** start of MATERIAL SUPPLIED **

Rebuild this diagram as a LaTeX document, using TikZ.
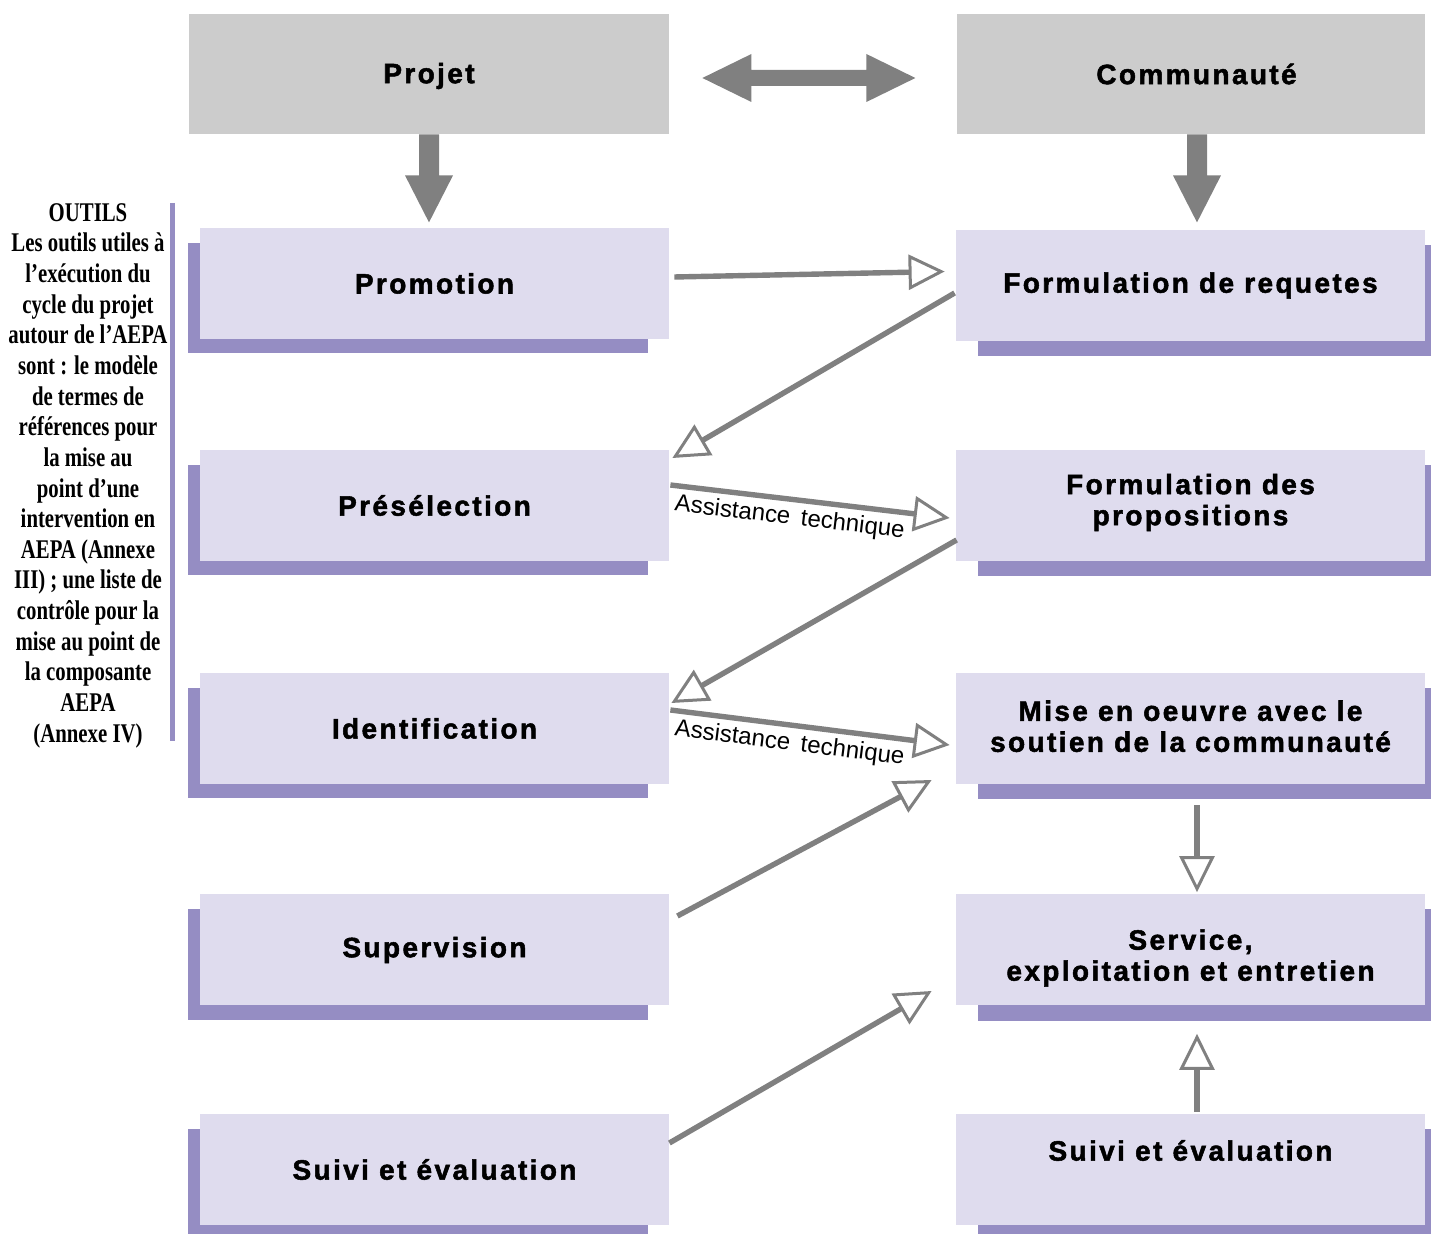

** end of MATERIAL SUPPLIED **
** start of MATERIAL SUPPLIED **

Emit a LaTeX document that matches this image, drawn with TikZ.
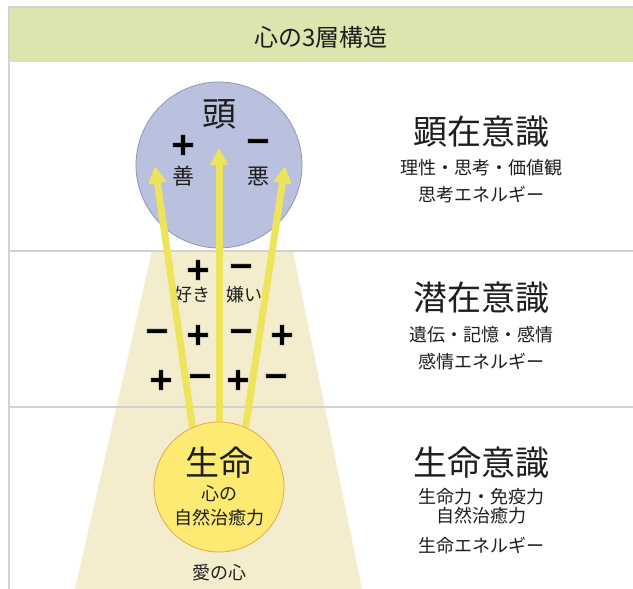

** end of MATERIAL SUPPLIED **
** start of MATERIAL SUPPLIED **

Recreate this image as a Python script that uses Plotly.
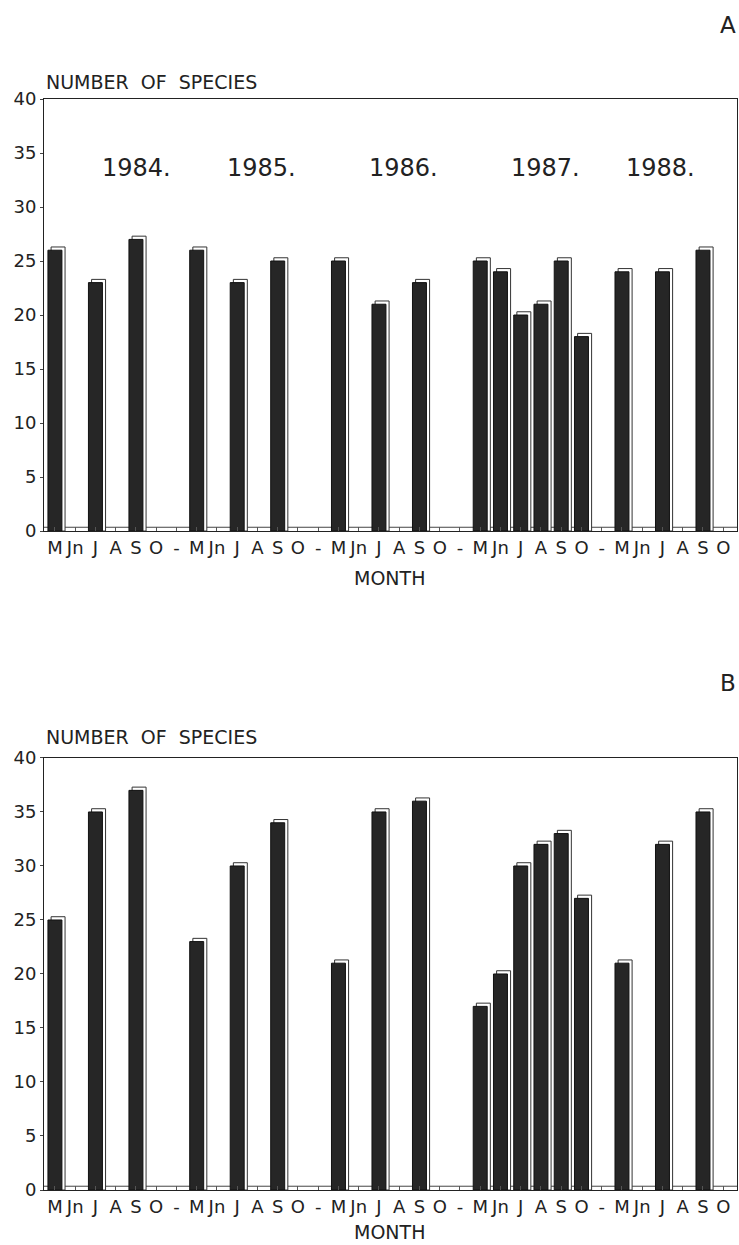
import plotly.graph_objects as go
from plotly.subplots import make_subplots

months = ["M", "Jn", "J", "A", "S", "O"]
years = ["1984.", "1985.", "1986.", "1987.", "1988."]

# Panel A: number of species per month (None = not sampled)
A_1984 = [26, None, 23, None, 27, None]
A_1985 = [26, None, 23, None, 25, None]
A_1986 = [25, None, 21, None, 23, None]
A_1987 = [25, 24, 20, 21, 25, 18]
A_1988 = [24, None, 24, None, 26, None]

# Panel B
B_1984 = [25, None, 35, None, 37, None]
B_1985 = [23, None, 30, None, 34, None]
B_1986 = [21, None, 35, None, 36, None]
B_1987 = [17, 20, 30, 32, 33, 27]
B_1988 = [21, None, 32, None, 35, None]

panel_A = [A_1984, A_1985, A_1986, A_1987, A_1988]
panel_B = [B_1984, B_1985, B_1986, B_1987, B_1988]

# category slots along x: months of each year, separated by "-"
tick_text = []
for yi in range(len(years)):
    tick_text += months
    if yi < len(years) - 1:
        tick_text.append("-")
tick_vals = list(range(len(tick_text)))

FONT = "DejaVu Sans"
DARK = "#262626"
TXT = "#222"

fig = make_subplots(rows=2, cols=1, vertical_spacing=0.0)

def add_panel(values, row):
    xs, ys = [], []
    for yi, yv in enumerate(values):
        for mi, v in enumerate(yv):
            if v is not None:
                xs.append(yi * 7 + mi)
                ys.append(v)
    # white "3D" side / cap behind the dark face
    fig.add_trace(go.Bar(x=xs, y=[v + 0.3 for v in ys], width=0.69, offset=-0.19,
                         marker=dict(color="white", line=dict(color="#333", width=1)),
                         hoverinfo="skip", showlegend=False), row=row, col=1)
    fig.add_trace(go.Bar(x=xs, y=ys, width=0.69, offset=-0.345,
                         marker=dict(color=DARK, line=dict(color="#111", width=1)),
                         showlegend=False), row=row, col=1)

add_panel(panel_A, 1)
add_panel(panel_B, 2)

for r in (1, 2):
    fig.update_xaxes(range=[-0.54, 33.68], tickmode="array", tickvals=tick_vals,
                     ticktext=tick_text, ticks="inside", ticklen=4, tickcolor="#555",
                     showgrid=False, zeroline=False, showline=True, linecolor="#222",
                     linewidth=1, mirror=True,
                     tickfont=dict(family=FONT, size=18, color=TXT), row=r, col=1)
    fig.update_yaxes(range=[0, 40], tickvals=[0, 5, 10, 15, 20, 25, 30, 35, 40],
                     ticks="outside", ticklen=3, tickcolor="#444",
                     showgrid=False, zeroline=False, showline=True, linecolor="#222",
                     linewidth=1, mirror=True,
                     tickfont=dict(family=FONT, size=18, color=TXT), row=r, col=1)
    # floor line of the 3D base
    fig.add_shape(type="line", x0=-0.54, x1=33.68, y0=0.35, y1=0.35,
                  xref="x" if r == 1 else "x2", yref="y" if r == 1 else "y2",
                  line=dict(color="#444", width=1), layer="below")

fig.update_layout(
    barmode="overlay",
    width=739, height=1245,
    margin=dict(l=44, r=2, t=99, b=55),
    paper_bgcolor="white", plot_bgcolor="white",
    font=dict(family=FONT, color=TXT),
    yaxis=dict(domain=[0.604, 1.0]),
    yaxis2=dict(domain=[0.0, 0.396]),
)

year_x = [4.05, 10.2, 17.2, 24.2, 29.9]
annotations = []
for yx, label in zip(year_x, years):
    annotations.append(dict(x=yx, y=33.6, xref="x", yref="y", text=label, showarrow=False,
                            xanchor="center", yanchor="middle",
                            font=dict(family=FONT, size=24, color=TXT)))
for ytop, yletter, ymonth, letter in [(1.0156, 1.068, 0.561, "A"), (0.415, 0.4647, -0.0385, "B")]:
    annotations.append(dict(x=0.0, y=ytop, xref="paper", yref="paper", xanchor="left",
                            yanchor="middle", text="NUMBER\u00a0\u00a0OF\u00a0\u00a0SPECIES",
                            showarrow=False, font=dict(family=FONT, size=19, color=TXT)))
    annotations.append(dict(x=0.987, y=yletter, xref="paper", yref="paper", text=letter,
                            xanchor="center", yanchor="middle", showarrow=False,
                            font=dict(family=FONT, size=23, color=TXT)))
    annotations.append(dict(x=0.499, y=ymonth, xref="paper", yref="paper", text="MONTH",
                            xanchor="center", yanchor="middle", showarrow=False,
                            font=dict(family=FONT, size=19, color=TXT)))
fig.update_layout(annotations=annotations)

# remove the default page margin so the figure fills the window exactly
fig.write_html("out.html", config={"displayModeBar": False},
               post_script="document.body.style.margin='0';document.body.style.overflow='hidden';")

** end of MATERIAL SUPPLIED **

**INSTRUCTIONS FOR THE TASK**
Look through the material and say how many lines hold "TikZ". Give the number only.

**EXPECTED ANSWER**
2